In essence Buhari might just be the only man who willed to be president and who nurtured and nourished the ambition for more than a decade. For a man such as this Nigerians would expect and indeed had expected a sure-footed administration right from the onset about 19 months ago. Thus far it has been nothing but disappointing. As we write President Buhari and the All Progressives Congress (APC] party-led government are still in the campaign mode. They are still engrossed in promises of delivery instead of delivery of promises. They are still in the business of looking back and for who to blame instead of looking forward and raising hope. There is so much tentativeness bordering on uncertainty on the economic policy of the administration. Everything is ad hoc. And it is compounded by tardiness.

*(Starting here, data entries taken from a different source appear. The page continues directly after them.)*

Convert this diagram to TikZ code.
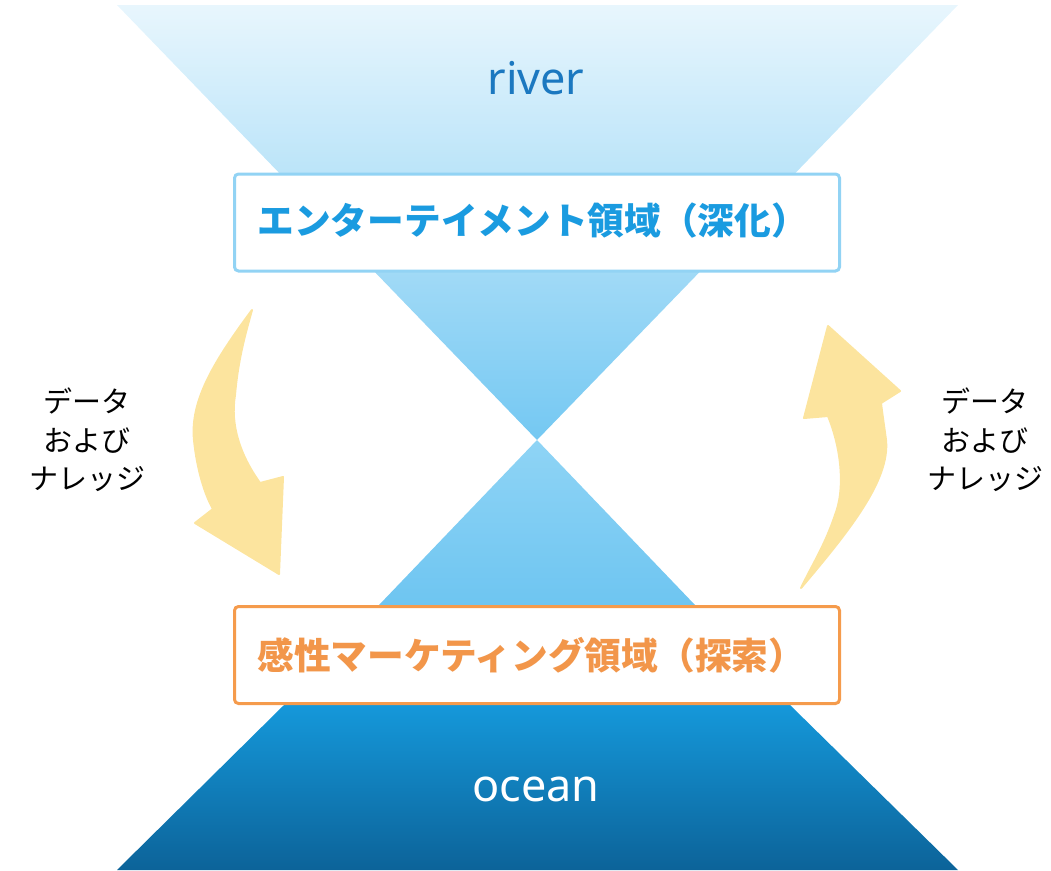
\documentclass[tikz,border=0pt]{standalone}
\usepackage{fontspec}
\setmainfont{Noto Sans}
\newfontfamily\cjk{Noto Sans CJK JP}
\definecolor{riverTop}{HTML}{E8F6FD}
\definecolor{riverBot}{HTML}{74C8F2}
\definecolor{midTop}{HTML}{8FD4F5}
\definecolor{midBot}{HTML}{6EC5F1}
\definecolor{oceanTop}{HTML}{1598DA}
\definecolor{oceanBot}{HTML}{0C6399}
\definecolor{boxBlue}{HTML}{92D3F4}
\definecolor{txtBlue}{HTML}{1A9BE0}
\definecolor{riverTxt}{HTML}{1B78C0}
\definecolor{boxOrange}{HTML}{F59B4C}
\definecolor{txtOrange}{HTML}{F2964A}
\definecolor{arrowYellow}{HTML}{FCE49E}
\tikzset{
  areabox/.style={draw, line width=3pt, rounded corners=4pt, fill=white, minimum width=605pt, minimum height=97pt, inner sep=0pt},
  areatext/.style={font=\cjk\bfseries\fontsize{36.7}{40}\selectfont},
  sidetext/.style={font=\cjk\fontsize{29}{38.5}\selectfont, align=center, text=black},
  bigarrow/.style={fill=arrowYellow, draw=arrowYellow, line width=2pt, line join=round},
  watertext/.style={font=\fontsize{45}{50}\selectfont},
}
\begin{document}
\begin{tikzpicture}[x=1pt,y=-1pt]
\useasboundingbox (0,0) rectangle (1051,870);
% funnel shapes
\shade[top color=riverTop, bottom color=riverBot] (117,5) -- (958,5) -- (537,440) -- cycle;
\shade[top color=midTop, bottom color=midBot] (537,440) -- (695,605) -- (379,605) -- cycle;
\shade[top color=oceanTop, bottom color=oceanBot] (284,705) -- (790,705) -- (958,870) -- (117,870) -- cycle;
% labels
\node[text=riverTxt, watertext] (river) at (536,78) {river};
\node[text=white, watertext] (ocean) at (536,789) {ocean};
% boxes
\node[areabox, draw=boxBlue] (top) at (537,222.5) {};
\node[areatext, text=txtBlue, anchor=west] (toptxt) at (254,221) {エンターテイメント領域（深化）};
\node[areabox, draw=boxOrange] (bot) at (537,655) {};
\node[areatext, text=txtOrange, anchor=west] (bottxt) at (254,655) {感性マーケティング領域（探索）};
% side texts
\node[sidetext] (ltxt) at (87,440) {データ\\および\\ナレッジ};
\node[sidetext] (rtxt) at (985,440) {データ\\および\\ナレッジ};
% arrows
\path[bigarrow] (252,310) .. controls (215,360) and (190,400) .. (194,440)
  .. controls (197,470) and (205,495) .. (213,509) -- (195,523) -- (279,574) -- (283,477) -- (260,483)
  .. controls (240,455) and (230,425) .. (235,395) .. controls (238,360) and (245,335) .. cycle;
\path[bigarrow] (801,588) .. controls (850,530) and (890,480) .. (886,440)
  .. controls (884,425) and (882,412) .. (881,403) -- (900,391) -- (828,326) -- (804,418) -- (828,416)
  .. controls (842,450) and (845,490) .. (835,515) .. controls (825,545) and (812,565) .. cycle;
\end{tikzpicture}
\end{document}
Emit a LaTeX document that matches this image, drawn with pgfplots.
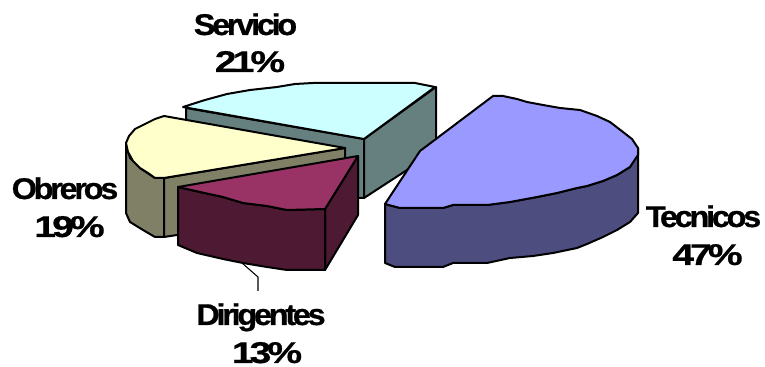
\documentclass[border=0pt]{standalone}
\usepackage{fontspec}
\usepackage{pgfplots}
\pgfplotsset{compat=1.18}
\setmainfont{Liberation Sans}
\newfontface\lblfont[LetterSpace=-10.0,FakeBold=0.6]{Liberation Sans Bold}
% Slice colours: top faces and darker side faces
\definecolor{tecTop}{HTML}{9999FF}
\definecolor{tecSide}{HTML}{4D4D80}
\definecolor{serTop}{HTML}{CCFFFF}
\definecolor{serSide}{HTML}{668080}
\definecolor{obrTop}{HTML}{FFFFCC}
\definecolor{obrSide}{HTML}{808066}
\definecolor{dirTop}{HTML}{993366}
\definecolor{dirSide}{HTML}{4D1933}
\pgfplotsset{face/.style={draw=black,line width=1.5pt,line join=round,fill=#1}}
\newcommand{\lbl}[4][1.08]{\node[font=\lblfont\fontsize{22.5}{27}\selectfont,anchor=base,inner sep=0pt,xscale=#1] at (axis cs:#2,#3) {#4};}
\begin{document}
\begin{tikzpicture}
\begin{axis}[
  scale only axis,width=573.75pt,height=275.25pt,
  xmin=0,xmax=765,ymin=0,ymax=367,y dir=reverse,
  hide axis,clip=false]

% Servicio
\addplot[face=serSide] coordinates {(186,108)(364,139)(364,198)(350,198)(186,138)} -- cycle;
\addplot[face=serSide] coordinates {(364,139)(436,87)(436,140)(407,170)(364,198)} -- cycle;
\addplot[face=serTop] coordinates {(183,107)(205,100)(227,94)(250,90)(277,87)(295,84)(313,83)(415,83)(435,87)(364,139)} -- cycle;

% Obreros
\addplot[face=obrSide] coordinates {(126,143)(126,213)(130,222)(143,230)(155,237)(164,237)(164,178)(155,178)(140,168)(130,158)} -- cycle;
\addplot[face=obrSide] coordinates {(164,178)(345,148)(345,157)(345,190)(177,235)(164,237)} -- cycle;
\addplot[face=obrTop] coordinates {(164,116)(155,119)(147,123)(135,129)(129,136)(126,143)(128,152)(133,161)(140,168)(148,173)(155,178)(164,178)(345,148)} -- cycle;

% Dirigentes
\addplot[face=dirSide] coordinates {(325,209)(358,156)(358,215)(325,270)} -- cycle;
\addplot[face=dirSide] coordinates {(178,187)(178,245)(197,253)(223,259)(243,263)(267,267)(287,270)(325,270)(325,209)(287,210)(267,206)(243,203)(223,197)(200,192)} -- cycle;
\addplot[face=dirTop] coordinates {(178,187)(358,156)(325,209)(287,210)(267,206)(243,203)(223,197)(200,192)} -- cycle;
\addplot[black,line width=0.8pt] coordinates {(242,263)(258,277)(258,291)};

% Tecnicos
\addplot[face=tecSide] coordinates {(385,204)(385,263)(395,267)(443,267)(453,263)(487,263)(510,258)(533,256)(553,253)(577,248)(587,244)(603,237)(617,230)(630,222)(638,213)(638,148)(630,167)(617,175)(603,181)(587,186)(577,188)(557,193)(537,197)(510,202)(487,205)(453,205)(443,208)(400,208)} -- cycle;
\addplot[face=tecTop] coordinates {(493,96)(503,96)(517,99)(527,102)(543,105)(560,108)(580,110)(597,116)(610,122)(623,132)(632,139)(638,148)(638,155)(630,167)(617,175)(603,181)(587,186)(577,188)(557,193)(537,197)(510,202)(487,205)(453,205)(443,208)(400,208)(385,204)(420,151)} -- cycle;

% Slice labels
\lbl{245.5}{35}{Servicio}
\lbl[1.3]{250}{72}{21\%}
\lbl{703.5}{227}{Tecnicos}
\lbl[1.3]{707.5}{265}{47\%}
\lbl{65}{199}{Obreros}
\lbl[1.3]{69.5}{237}{19\%}
\lbl{261}{325}{Dirigentes}
\lbl[1.3]{267}{363}{13\%}
\end{axis}
\pgfresetboundingbox
\path[use as bounding box] (0,0) rectangle (573.75pt,275.25pt);
\end{tikzpicture}
\end{document}
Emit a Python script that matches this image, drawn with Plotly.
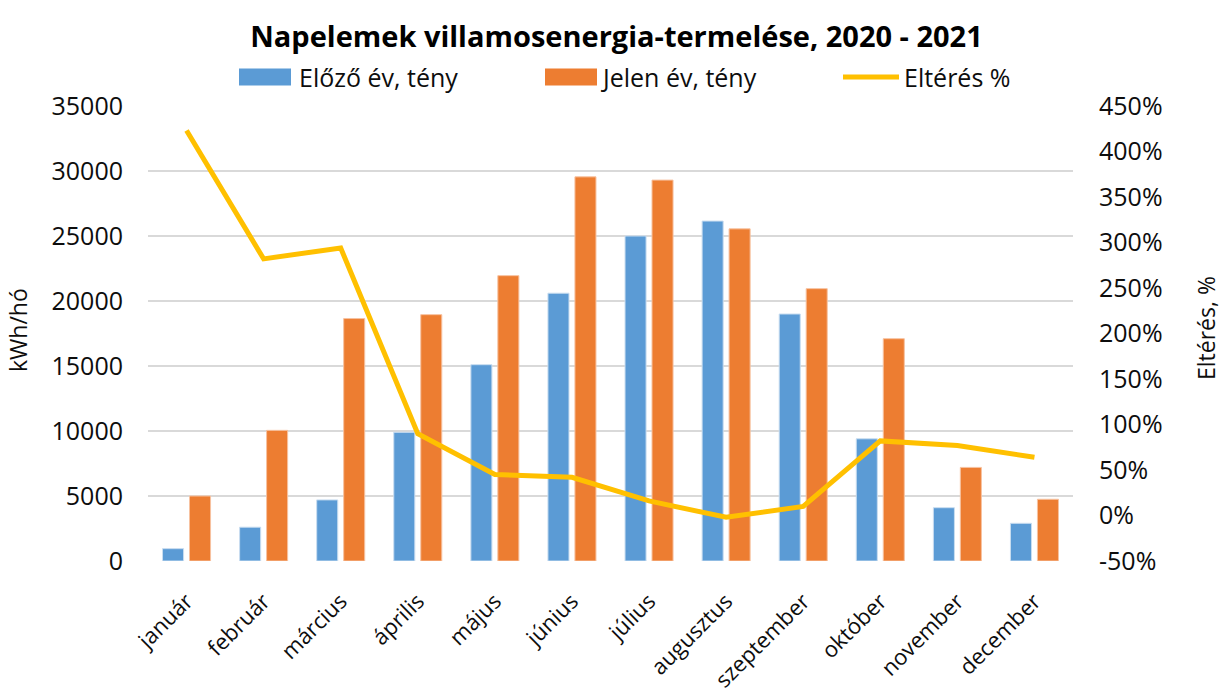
import plotly.graph_objects as go

months = ["január", "február", "március", "április", "május", "június",
          "július", "augusztus", "szeptember", "október", "november", "december"]
prev_year = [950, 2600, 4700, 9900, 15100, 20600, 25000, 26150, 19000, 9400, 4100, 2900]
curr_year = [5000, 10050, 18650, 18950, 21950, 29550, 29300, 25550, 20950, 17100, 7200, 4750]
diff_pct = [423, 282, 294, 90, 45, 42, 16, -2, 10, 82, 77, 64]

pct_tick_vals = [-50, 0, 50, 100, 150, 200, 250, 300, 350, 400, 450]
pct_tick_text = ["-50%", "0%", "50%", "100%", "150%", "200%", "250%", "300%",
                 "350%", "400%", "450%"]

series_names = ["Előző év, tény", "Jelen év, tény", "Eltérés %"]
axis_titles = ["kWh/hó", "Eltérés, %"]
colors = ["#5B9BD5", "#ED7D31", "#FFC000"]

FONT = "Open Sans"
TXT = "#0d0d0d"

# figure / plot-area geometry (page body margin removed via post_script)
W, H = 1223, 698
ML, MR, MT, MB = 148, 150, 106, 137
PW, PH = W - ML - MR, H - MT - MB


def px(fx):
    return (fx - ML) / PW


def py(fy):
    return (H - MB - fy) / PH


fig = go.Figure()
fig.add_trace(go.Bar(x=months, y=prev_year, name=series_names[0], showlegend=False,
                     marker=dict(color=colors[0], line=dict(color="#C9DDF0", width=1))))
fig.add_trace(go.Bar(x=months, y=curr_year, name=series_names[1], showlegend=False,
                     marker=dict(color=colors[1], line=dict(color="#F7C2A0", width=1))))
fig.add_trace(go.Scatter(x=months, y=diff_pct, name=series_names[2], yaxis="y2",
                         showlegend=False, mode="lines",
                         line=dict(color=colors[2], width=5)))

# legend drawn as shapes + text (large swatches like the original)
leg_y = 77
sw = [(239, 291), (545, 597), (843, 899)]
txt_x = [298, 600, 903]
shapes = []
annotations = []
for i in range(3):
    x0, x1 = sw[i]
    if i < 2:
        shapes.append(dict(type="rect", xref="paper", yref="paper",
                           x0=px(x0), x1=px(x1), y0=py(leg_y + 8.5), y1=py(leg_y - 8.5),
                           fillcolor=colors[i], line=dict(width=0)))
    else:
        shapes.append(dict(type="line", xref="paper", yref="paper",
                           x0=px(x0), x1=px(x1), y0=py(leg_y), y1=py(leg_y),
                           line=dict(color=colors[i], width=5)))
    annotations.append(dict(text=series_names[i], xref="paper", yref="paper",
                            x=px(txt_x[i]), y=py(leg_y), xanchor="left", yanchor="middle",
                            showarrow=False, borderpad=0,
                            font=dict(size=25, family=FONT, color=TXT)))

# axis titles as rotated text
for t, (cx, cy) in zip(axis_titles, [(18, 330), (1206, 328)]):
    annotations.append(dict(text=t, xref="paper", yref="paper", x=px(cx), y=py(cy),
                            xanchor="center", yanchor="middle", textangle=-90,
                            showarrow=False, borderpad=0,
                            font=dict(size=23, family=FONT, color=TXT)))

fig.update_layout(
    width=W, height=H,
    paper_bgcolor="white", plot_bgcolor="white",
    margin=dict(l=ML, r=MR, t=MT, b=MB, autoexpand=False),
    font=dict(family=FONT, color=TXT, size=22),
    title=dict(text="<b>Napelemek villamosenergia-termelése, 2020 - 2021</b>",
               x=616.5 / W, xanchor="center", y=1 - 37 / H, yanchor="middle",
               font=dict(size=29, family=FONT, color="#000")),
    barmode="group", bargap=0.30, bargroupgap=0.22,
    showlegend=False,
    shapes=shapes, annotations=annotations,
    xaxis=dict(tickangle=-45, showgrid=False, showline=False, ticks="",
               tickfont=dict(size=22), ticklabelstandoff=22),
    yaxis=dict(range=[0, 35000], dtick=5000, tickformat="d", showgrid=True,
               gridcolor="#D9D9D9", gridwidth=1.5, zeroline=False, showline=False,
               ticks="", tickfont=dict(size=25), ticklabelstandoff=24),
    yaxis2=dict(range=[-50, 450], tickmode="array", tickvals=pct_tick_vals,
                ticktext=pct_tick_text, overlaying="y", side="right",
                showgrid=False, zeroline=False, showline=False, ticks="",
                tickfont=dict(size=25), ticklabelstandoff=25),
)

fig.write_html("out.html",
               config={"displayModeBar": False},
               post_script="document.body.style.margin='0';"
                           "document.body.style.overflow='hidden';")
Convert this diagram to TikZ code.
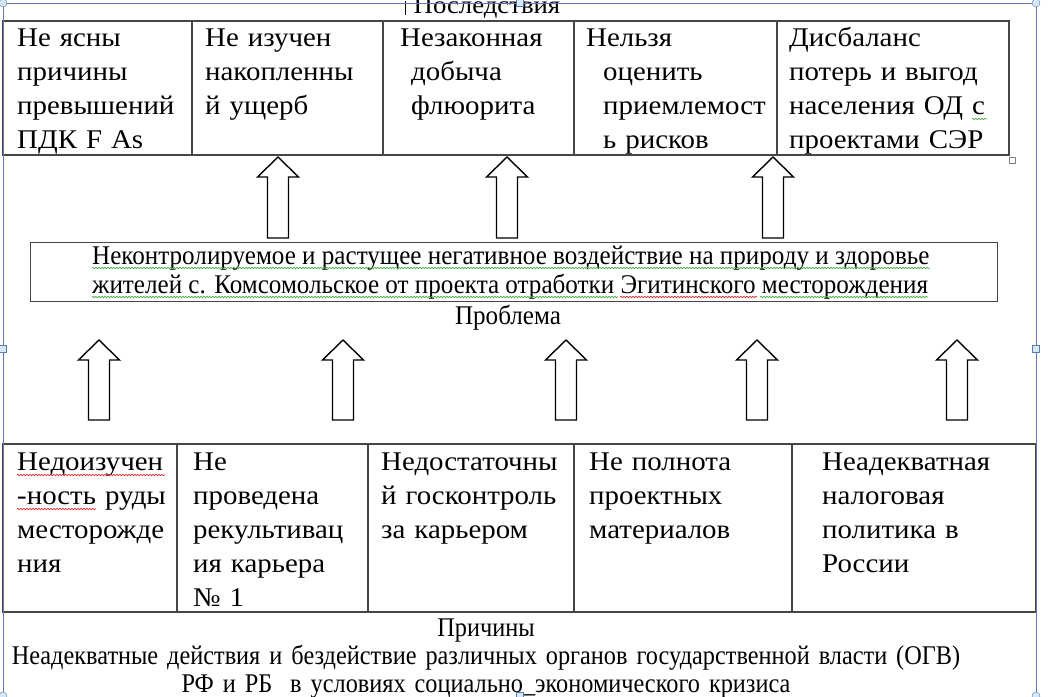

It appears we are into governance by flying kites. And the kites do not get to fly. The kite on sale of national assets has been brought down and the kite on new price for petrol can’t even be launched. There is no evidence of consultations between and among the arms of government. In fact there is war: Executive versus Legislature, Legislature versus Executive. Executive versus Judiciary, Judiciary versus Executive. In all this the people suffer.